With his departure from political life, Iraq lost one of its few brakes on the divisions among its rival factions; and Barzani began dealing with Baghdad directly on behalf of Iraq's Kurds.

Talabani eventually returned to Iraq in July 2014, just as Daesh seized control of much of the country. With the end of his presidential term, he was replaced by his ally Fuad Masum.

Disagreements between Baghdad and the Kurdish region over the sharing of oil wealth and the fate of Kirkuk and other disputed areas simmered for years. But those divisions went largely unaddressed as Iraqi and Kurdish forces battled Daesh. 

Barzani, who had already capitalised on a split in Talabani's political party years earlier, saw his power grow as the US-led coalition rushed military aid to his forces to help them battle Daesh. He later spearheaded the independence referendum, which many of his critics saw as a bid to extend his rule.

Talabani did not express his opinion on the referendum, and his supporters were divided on it. In the end, PUK supported the "yes" vote.

Reuters

The referendum in support of independence in the KRG received an overwhelming "yes" vote in September.

The referendum became yet another area where the power struggle between the PUK and the KDP played out. The referendum took place in territories controlled by the KRG, as well as disputed areas such as oil-rich Kirkuk, which is traditionally dominated by the PUK. The vote was boycotted by Turkmen and Arabs in the province. Some Kurdish parties also had opposed the vote, but then pushed for a “yes” vote ahead of the referendum. 

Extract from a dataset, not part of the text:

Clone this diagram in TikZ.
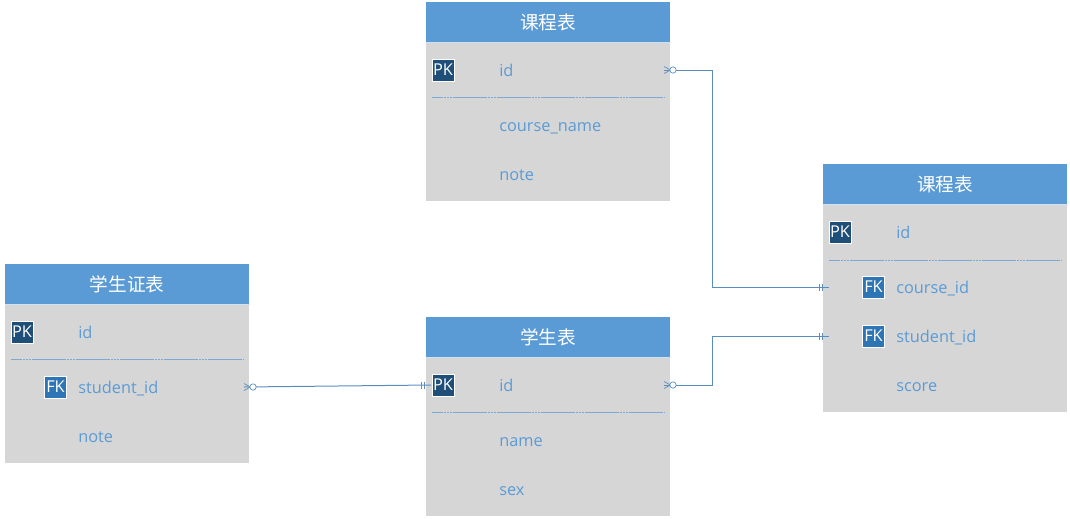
\documentclass[tikz,border=0pt]{standalone}
\usepackage{fontspec}
\setmainfont{Open Sans}
\newfontfamily\cjk{Noto Sans CJK SC}
\definecolor{hdr}{HTML}{5B9BD5}
\definecolor{bodyc}{HTML}{D6D6D6}
\definecolor{txtc}{HTML}{5B9BD5}
\definecolor{sepc}{HTML}{7FA9D2}
\definecolor{pkc}{HTML}{1F4E79}
\definecolor{fkc}{HTML}{2E75B6}
\definecolor{linec}{HTML}{5A8DBE}
\definecolor{palec}{HTML}{CFE2F3}
\tikzset{
  hdrbox/.style={fill=hdr,draw=none,minimum width=183pt,minimum height=30pt,inner sep=0pt,anchor=north west,text=white,font=\cjk\fontsize{14}{14}\selectfont},
  rowtext/.style={anchor=base west,inner sep=0pt,text=txtc,font=\fontsize{12.25}{12}\selectfont},
  badge/.style={draw=white,line width=0.7pt,minimum width=16.5pt,minimum height=16.5pt,inner sep=0pt,text=white,font=\fontsize{12.25}{12}\selectfont},
  pkbadge/.style={badge,fill=pkc},
  fkbadge/.style={badge,fill=fkc},
  sepline/.style={draw=sepc,line width=0.75pt,dash pattern=on 2pt off 0.2pt},
  hdrline/.style={draw=palec,line width=0.75pt},
  conn/.style={draw=linec,line width=0.75pt},
  endmark/.style={draw=linec,line width=0.5pt},
  circ/.style={circle,draw=linec,fill=white,line width=0.5pt,minimum size=4.8pt,inner sep=0pt}
}
\begin{document}
\begin{tikzpicture}[x=0.75pt,y=-0.75pt]
\useasboundingbox (0,0) rectangle (1070,518);
% table: course (top)
\fill[bodyc] (426,42) rectangle (670,201);
\node[hdrbox] (a) at (426,2) {课程表};
\draw[hdrline] (a.south west) -- (a.south east);
\node[pkbadge] (apk) at (443,70) {PK};
\node[rowtext] (aid) at (499,76) {id};
\node[rowtext] (aname) at (499,131) {course\_name};
\node[rowtext] (anote) at (499,180) {note};
\coordinate (asl) at (432,97.5); \coordinate (asr) at (664,97.5);
\draw[sepline] (asl) -- (asr);
% table: right
\fill[bodyc] (823,204) rectangle (1067,412);
\node[hdrbox] (b) at (823,164) {课程表};
\draw[hdrline] (b.south west) -- (b.south east);
\node[pkbadge] (bpk) at (840,232) {PK};
\node[rowtext] (bid) at (896,238) {id};
\node[fkbadge] (bfk1) at (873.5,287) {FK};
\node[rowtext] (bcid) at (896,293) {course\_id};
\node[fkbadge] (bfk2) at (873.5,336) {FK};
\node[rowtext] (bsid) at (896,342) {student\_id};
\node[rowtext] (bscore) at (896,391) {score};
\coordinate (bsl) at (829,260.5); \coordinate (bsr) at (1061,260.5);
\draw[sepline] (bsl) -- (bsr);
% table: left
\fill[bodyc] (5,304) rectangle (249,463);
\node[hdrbox] (c) at (5,264) {学生证表};
\draw[hdrline] (c.south west) -- (c.south east);
\node[pkbadge] (cpk) at (22,332) {PK};
\node[rowtext] (cid) at (78,338) {id};
\node[fkbadge] (cfk) at (55.5,387) {FK};
\node[rowtext] (csid) at (78,393) {student\_id};
\node[rowtext] (cnote) at (78,442) {note};
\coordinate (csl) at (11,359.5); \coordinate (csr) at (243,359.5);
\draw[sepline] (csl) -- (csr);
% table: middle
\fill[bodyc] (426,357) rectangle (670,516);
\node[hdrbox] (d) at (426,317) {学生表};
\draw[hdrline] (d.south west) -- (d.south east);
\node[pkbadge] (dpk) at (443,385) {PK};
\node[rowtext] (did) at (499,391) {id};
\node[rowtext] (dname) at (499,446) {name};
\node[rowtext] (dsex) at (499,495) {sex};
\coordinate (dsl) at (432,412.5); \coordinate (dsr) at (664,412.5);
\draw[sepline] (dsl) -- (dsr);
% connector ends
\coordinate (p1) at (664,70);  \coordinate (q1) at (829,287);
\coordinate (p2) at (664,385); \coordinate (q2) at (829,336);
\coordinate (p3) at (244,387); \coordinate (q3) at (431,385);
% connectors
\draw[conn] (p1) -- ++(48,0) |- (q1);
\draw[conn] (p2) -- ++(48,0) |- (q2);
\draw[conn] (p3) -- (q3);
% crow's foot + circle ends
\foreach \e in {p1,p2,p3}{
  \draw[endmark] (\e) ++(0,-3.5) -- ++(6.5,3.5) -- ++(-6.5,3.5);
  \path (\e) ++(9,0) node[circ] {};
}
% double bar ends
\foreach \e in {q1,q2,q3}{
  \draw[endmark] (\e) ++(-10,-3.5) -- ++(0,7);
  \draw[endmark] (\e) ++(-7,-3.5) -- ++(0,7);
}
\end{tikzpicture}
\end{document}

The referendum vote is not expected to lead to a Kurdish state anytime soon and has further isolated the small land-locked region. Iraq and its neighbours have rejected the vote, and Baghdad has banned international flights to the semi-autonomous Kurdish region and threatened to take control of its borders.

Talabani's death stands as a reminder of how his experiment in unity has frayed nearly to the point of unravelling.